03-树3 Tree Traversals Again（25 分)

03-树3 Tree Traversals Again （25 分)

An inorder binary tree traversal can be implemented in a non-recursive way with a stack. For example, suppose that when a 6-node binary tree (with the keys numbered from 1 to 6) is traversed, the stack operations are: push(1); push(2); push(3); pop(); pop(); push(4); pop(); pop(); push(5); push(6); pop(); pop(). Then a unique binary tree (shown in Figure 1) can be generated from this sequence of operations. Your task is to give the postorder traversal sequence of this tree.

Figure 1

Input Specification:

Each input file contains one test case. For each case, the first line contains a positive integer $N(\le 30)$ which is the total number of nodes in a tree (and hence the nodes are numbered from 1 to $N$). Then $2N$ lines follow, each describes a stack operation in the format: “Push X” where X is the index of the node being pushed onto the stack; or “Pop” meaning to pop one node from the stack.

Output Specification:

For each test case, print the postorder traversal sequence of the corresponding tree in one line. A solution is guaranteed to exist.

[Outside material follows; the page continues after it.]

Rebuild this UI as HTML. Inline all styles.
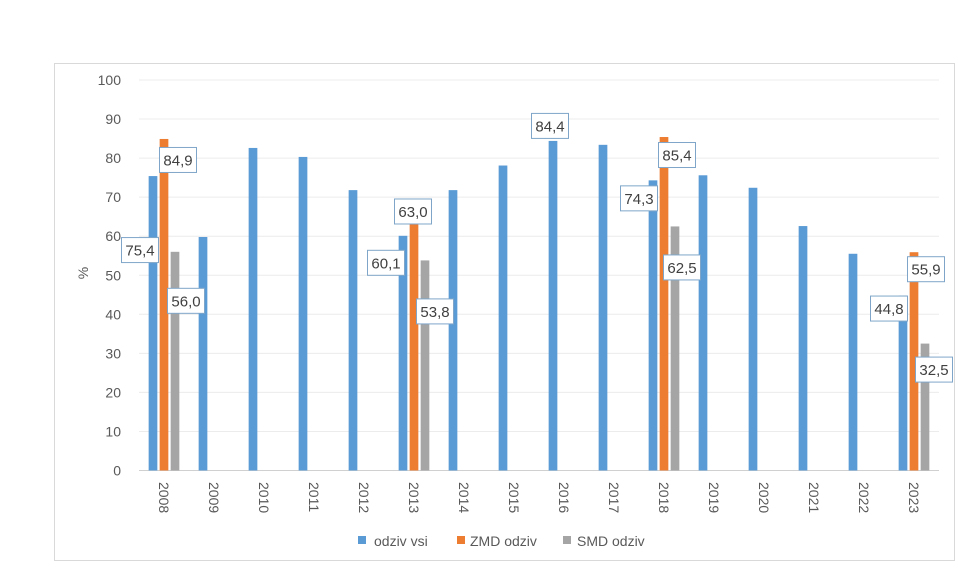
<!DOCTYPE html>
<html><head><meta charset="utf-8"><style>
body{margin:0;background:#fff;}
svg text{font-family:"Liberation Sans",sans-serif;}
</style></head><body>
<svg width="971" height="577" xmlns="http://www.w3.org/2000/svg" id="chart">
<rect x="54.5" y="63.5" width="900" height="497" fill="#fff" stroke="#d9d9d9"/>
<text x="88" y="273" font-size="14" fill="#595959" text-anchor="middle" transform="rotate(-90 88 273)">%</text>
<g id="grid"></g><g id="bars"></g><g id="labels"></g>
<g>
<rect x="358" y="536" width="8" height="8" fill="#5b9bd5"/>
<text x="374" y="546" font-size="14" fill="#595959">odziv vsi</text>
<rect x="457" y="536" width="8" height="8" fill="#ed7d31"/>
<text x="470" y="546" font-size="14" fill="#595959">ZMD odziv</text>
<rect x="563" y="536" width="8" height="8" fill="#a5a5a5"/>
<text x="577" y="546" font-size="14" fill="#595959">SMD odziv</text>
</g>
</svg>
<script>
const categories=['2008','2009','2010','2011','2012','2013','2014','2015','2016','2017','2018','2019','2020','2021','2022','2023'];
const odzivVsi=[75.4,59.8,82.6,80.3,71.8,60.1,71.8,78.1,84.4,83.4,74.3,75.6,72.4,62.6,55.5,44.8];
const zmdOdziv=[84.9,null,null,null,null,63.0,null,null,null,null,85.4,null,null,null,null,55.9];
const smdOdziv=[56.0,null,null,null,null,53.8,null,null,null,null,62.5,null,null,null,null,32.5];
const yTicks=[0,10,20,30,40,50,60,70,80,90,100];
// labels: [series, category index, dx, dy] offsets from bar top-center (layout only)
const labelSpecs=[[0,0,-13,74],[1,0,14,21],[2,0,11,49],[0,5,-17,27],[1,5,-1,-13],[2,5,10,51],[0,8,-3,-15],[0,10,-14,18],[1,10,13,18],[2,10,7,41],[0,15,-14,13],[1,15,12,17],[2,15,9,26]];
const ns='http://www.w3.org/2000/svg';
const x0=139,cw=50,y0=470.5,ppu=3.905;
const yS=v=>y0-v*ppu;
const xC=i=>x0+cw*i+cw/2;
const series=[odzivVsi,zmdOdziv,smdOdziv];
const colors=['#5b9bd5','#ed7d31','#a5a5a5'];
const names=['odziv-vsi','zmd','smd'];
function mk(t,a,p){const e=document.createElementNS(ns,t);for(const k in a)e.setAttribute(k,a[k]);p.appendChild(e);return e;}
const grid=document.getElementById('grid');
yTicks.forEach(t=>{
 const l=mk('line',{x1:x0,x2:x0+cw*16,y1:yS(t),y2:yS(t),stroke:t===0?'#d0d0d0':'#ececec','stroke-width':1},grid);
 
 
 const tx=mk('text',{x:121,y:yS(t)+5,'font-size':14,fill:'#595959','text-anchor':'end'},grid);
 tx.textContent=t;
 
 
});
categories.forEach((c,i)=>{
 const x=xC(i)-5,y=482;
 const tx=mk('text',{x:x,y:y,'font-size':14,fill:'#595959',transform:`rotate(90 ${x} ${y})`},grid);
 tx.textContent=c;
 
 
});
const bars=document.getElementById('bars');
const bw=8.7,step=11;
function barX(s,i){return xC(i)-1.5*step+s*step+(step-bw)/2;}
series.forEach((arr,s)=>arr.forEach((v,i)=>{
 if(v==null)return;
 const r=mk('rect',{x:barX(s,i),y:yS(v),width:bw,height:v*ppu,fill:colors[s]},bars);
 
 
}));
const labels=document.getElementById('labels');
labelSpecs.forEach(([s,i,dx,dy])=>{
 const v=series[s][i];
 const cx=barX(s,i)+bw/2+dx,cy=yS(v)+dy;
 const txt=v.toFixed(1).replace('.',',');
 const g=mk('g',{},labels);
 
 
 mk('rect',{x:cx-18.5,y:cy-12.5,width:37,height:25,fill:'#fff',stroke:'#7fa6c9','stroke-width':1},g);
 const t=mk('text',{x:cx,y:cy+5.5,'font-size':15,fill:'#404040','text-anchor':'middle'},g);
 t.textContent=txt;
});
</script>
</body></html>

All the numbers must be separated by exactly one space, and there must be no extra space at the end of the line.

Sample Input:

6
Push 1
Push 2
Push 3
Pop
Pop
Push 4
Pop
Pop
Push 5
Push 6
Pop
Pop

Sample Output:

3 4 2 6 5 1

---

#include <stdio.h>
#include <string.h>
#include <stdlib.h>
#define MAXN 30
#define OK 1
#define ERROR 0

int pre[MAXN], in[MAXN], post[MAXN];

//定义栈结构
struct SNode {
	int data;
	struct SNode *next;
};
typedef struct SNode *Stack;

//创建一个栈
Stack CreateStack() {
	Stack S;
	S = (Stack)malloc(sizeof(struct SNode));
	if(S) S->next = NULL;
	return S;
}

//判断栈是否为空
int IsStackEmpty(Stack S) {
	return S->next == NULL;
}

//入栈
void Push(Stack S, int data) {
	Stack p;
	p = CreateStack();
	p->data = data;
	p->next = S->next;
	S->next = p;
}

//出栈
int Pop(Stack S, int *result) {
	Stack p = S->next;
	if (IsStackEmpty(S)) return ERROR;
	*result = p->data;
	S->next = p->next;
	free(p);
	return OK;
}

//获取字符串中的数字
int GetInputNum(char input[]) {
	int result = 0, i, temp;
	for (i = 3; i < strlen(input); i++) {
		if (input[i] >= '0' && input[i] <= '9') {
			temp = (int)(input[i] - '0');
			result = result * 10 + temp;
		}
	}
	return result;
}

//解题函数
//构造post序列
//preL为pre数组起始下标
//inL为in数组起始下标
//postL为post数组起始下标
//n为总节点个数
void Solve(int preL, int inL, int postL, int n) {
	//root为根结点数据，L为左子树节点个数，R为右子树节点个数
	int root, i, L, R;
	if (n == 0) return;
	if (n == 1) {
		post[postL] = pre[preL];
		return;
	}
	//根结点数据为pre数组第一个元素的数据
	root = pre[preL];
	//post数组最后一个元素应为根节点的数据
	post[postL + n - 1] = root;
	//在in数组找到与根节点数据相同的元素下标
	for (i = 0; i < n; i++)
		if (in[inL + i] == root)
			break;
	L = i;
	R = n - L - 1;
	//对左子树求解
	//左子树pre数组起始位置应为根节点后一个位置(preL+1)
	//左子树in数组起始位置为根结点左侧，因此起始位置不变(inL)
	//左子树数据应在post数组最前面，因此起始位置不变(postL)
	//左子树总节点数为L
	Solve(preL + 1, inL, postL, L);
	//对右子树求解
	//右子树pre数组起始位置应为左子树最后一个元素的下一个位置(preL+L+1)
	//右子树in数组起始位置为根结点右侧，而根结点左侧有L个左子树的元素，因此确定位置(inL+L+1)
	//右子树数据应在post数组L个左子树部分的后一个位置(postL+L)
	//右子树总节点数为R
	Solve(preL + L + 1, inL + L + 1, postL + L, R);
}

//根据post数组输出结果
void PrintResult(int n) {
	int i;
	for (i = 0; i < n; i++) {
		if (i == 0) printf("%d", post[i]);
		else printf(" %d", post[i]);
	}
	printf("\n");
}

int main(void) {
	char input[100] = "\0", temp[100] = "\0";
	int N, i, preCount = 0, inCount = 0, popResult, num;
	Stack S = CreateStack();

	i = scanf("%d\n", &N);
	for (i = 0; i < 2 * N; i++) {
		gets_s(input);
		strncpy(temp, input, 3);
		temp[3 - 1] = 0;
		//入栈
		if (!strcmp(temp, "Pus")) {
			num = GetInputNum(input);
			Push(S, num);
			pre[preCount] = num;
			preCount++;
		}
		//出栈
		if (!strcmp(temp, "Pop")) {
			Pop(S, &popResult);
			in[inCount] = popResult;
			inCount++;
		}
	}
	Solve(0, 0, 0, N);
	PrintResult(N);

	return 0;
}